A New Brunswick Provincial Court judge who enraged the province's Acadian community when she labelled them dishonest and crooks was removed from the bench yesterday.

The provincial cabinet took the rare step after the Judicial Council of New Brunswick concluded that leaving Judge Jocelyne Moreau-Berube on the bench would "shock the conscience and shake the confidence of the public."

The seven-member council, chaired by Joseph Daigle, Chief Justice of New Brunswick, over-ruled a panel of three of its members, which had recommended that Judge Moreau-Berube be reprimanded and ordered to undertake sensitivity training.

"To gain the public's respect and confidence, courts of law must adhere to the highest standards of impartiality. It is fundamental to our system of justice that trials be fair and that they be seen to be fair," the council wrote in its unanimous report, dated last Friday.

Judge Moreau-Berube's impartiality was called into question during a Feb. 16, 1998, sentencing hearing in Tracadie-Sheila, on the Acadian peninsula.

"If a survey were taken in the Acadian peninsula, of the honest people as against the dishonest people, I have the impression that the dishonest people would win," she said. "In the area where I live, I wonder whether I'm not myself surrounded by crooks. . . . Look at the honest people in the peninsula, they are very few and far between, and they're becoming fewer and fewer."

After media published her remarks, there was an uproar and she apologized, stating that her words had exceeded her thoughts and she never doubted the honesty and integrity of the Acadian people. During a public hearing in March, her lawyer, Anne Bertrand, argued the 44-year-old jurist didn't even deserve a reprimand for a mistake she made under duress.
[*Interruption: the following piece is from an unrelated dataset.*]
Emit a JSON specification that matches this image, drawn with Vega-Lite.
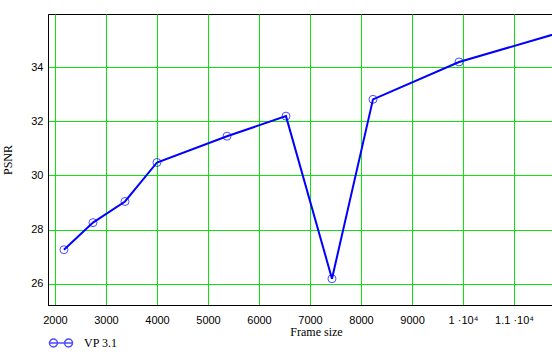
{
  "$schema": "https://vega.github.io/schema/vega-lite/v6.json",
  "width": 506,
  "height": 291,
  "autosize": {"type": "none"},
  "padding": {"left": 48, "top": 14, "right": 0, "bottom": 53},
  "background": "white",
  "config": {
    "view": {"stroke": "black", "strokeWidth": 1},
    "axis": {
      "grid": true,
      "gridColor": "#11e011",
      "gridOpacity": 1,
      "gridWidth": 1,
      "ticks": false,
      "domainColor": "black",
      "domainWidth": 1,
      "labelFont": "Liberation Sans",
      "labelFontSize": 11,
      "labelColor": "black",
      "titleFont": "Liberation Serif",
      "titleFontSize": 12,
      "titleFontWeight": "normal",
      "titleColor": "black"
    }
  },
  "data": {
    "values": [
      {"size": 2176, "psnr": 27.26, "series": "VP 3.1"},
      {"size": 2745, "psnr": 28.26, "series": "VP 3.1"},
      {"size": 3373, "psnr": 29.04, "series": "VP 3.1"},
      {"size": 4000, "psnr": 30.48, "series": "VP 3.1"},
      {"size": 5373, "psnr": 31.45, "series": "VP 3.1"},
      {"size": 6529, "psnr": 32.19, "series": "VP 3.1"},
      {"size": 7431, "psnr": 26.19, "series": "VP 3.1"},
      {"size": 8235, "psnr": 32.81, "series": "VP 3.1"},
      {"size": 9922, "psnr": 34.19, "series": "VP 3.1"},
      {"size": 12200, "psnr": 35.44, "series": "VP 3.1"}
    ]
  },
  "encoding": {
    "x": {
      "field": "size",
      "type": "quantitative",
      "scale": {"domain": [1863, 11784], "nice": false, "zero": false},
      "axis": {
        "title": "Frame size",
        "values": [2000, 3000, 4000, 5000, 6000, 7000, 8000, 9000, 10000, 11000],
        "format": "d",
        "labelExpr": "datum.value == 10000 ? '1 ·10⁴' : (datum.value == 11000 ? '1.1 ·10⁴' : datum.label)",
        "labelPadding": 9,
        "titleX": 268,
        "titleY": 21,
        "titleBaseline": "top",
        "titleAnchor": "start",
        "titleAlign": "center"
      }
    },
    "y": {
      "field": "psnr",
      "type": "quantitative",
      "scale": {"domain": [25.22, 35.96], "nice": false, "zero": false},
      "axis": {
        "title": "PSNR",
        "values": [26, 28, 30, 32, 34],
        "labelPadding": 5,
        "titlePadding": 16
      }
    },
    "color": {
      "field": "series",
      "type": "nominal",
      "scale": {"range": ["#0000ff"]},
      "legend": {
        "title": null,
        "orient": "none",
        "legendX": 0,
        "legendY": 316,
        "symbolType": "M-1,0L1,0M-0.3,0A0.33,0.33 0 1,1 -0.96,0A0.33,0.33 0 1,1 -0.3,0M0.96,0A0.33,0.33 0 1,1 0.3,0A0.33,0.33 0 1,1 0.96,0",
        "symbolSize": 576,
        "symbolFillColor": "transparent",
        "symbolStrokeColor": "#0000ff",
        "symbolStrokeWidth": 1.5,
        "labelFont": "Liberation Serif",
        "labelFontSize": 12,
        "labelColor": "black",
        "labelOffset": 10
      }
    }
  },
  "layer": [
    {
      "mark": {"type": "line", "strokeWidth": 2, "clip": true}
    },
    {
      "mark": {"type": "point", "shape": "circle", "size": 64, "filled": false, "strokeWidth": 1, "clip": true}
    }
  ]
}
"Day after day, sitting on the bench, is not easy,'' Ms. Bertrand said at the time. "It's not easy to be a judge. That's why it's easy for someone to make a mistake.'' She said the judge had learned the day before the controversial sentencing that her mother was seriously ill and spent a sleepless night.

But the council concluded Judge Moreau-Berube crossed the line that bars judges from expressing personal beliefs or biases that could be seen to influence their decisions.

The council noted "the extreme seriousness and vehemence of the statements made by the judge, the fact that they attacked an entire community and went to the core of the sense of integrity and honour of its every member." Although the slur was spontaneous, it was not "completely without thought," it concluded.

An Acadian appearing before her could conclude he was not benefiting from the presumption of innocence because of the judge's opinions, it said.

Paul Bertrand, one of Judge Moreau-Berube's lawyers, said the decision came as a surprise and his client is not ready to comment. "We're going to sit down and have a look at it and look at the options," he said. "Obviously it's not news you'd like to hear."

It is extremely rare for a judge to be ordered off the bench in Canada. On Tuesday, Quebec Superior Court Justice Robert Flahiff resigned after being found guilty of laundering $1.7-million in drug money. He quit as the Canadian Judicial Council was about to force him to explain his actions. In 1996, Quebec Superior Court Justice Jean Bienvenue resigned after the Canadian Judicial Council recommended his dismissal for comments he made about Jews and women.

Under New Brunswick law, Judge Moreau-Berube had no chance to resign before the axe fell. Unlike recommendations of the Canadian Judicial Council, which must pass a vote in Parliament, recommendations of the New Brunswick Council are binding on the government.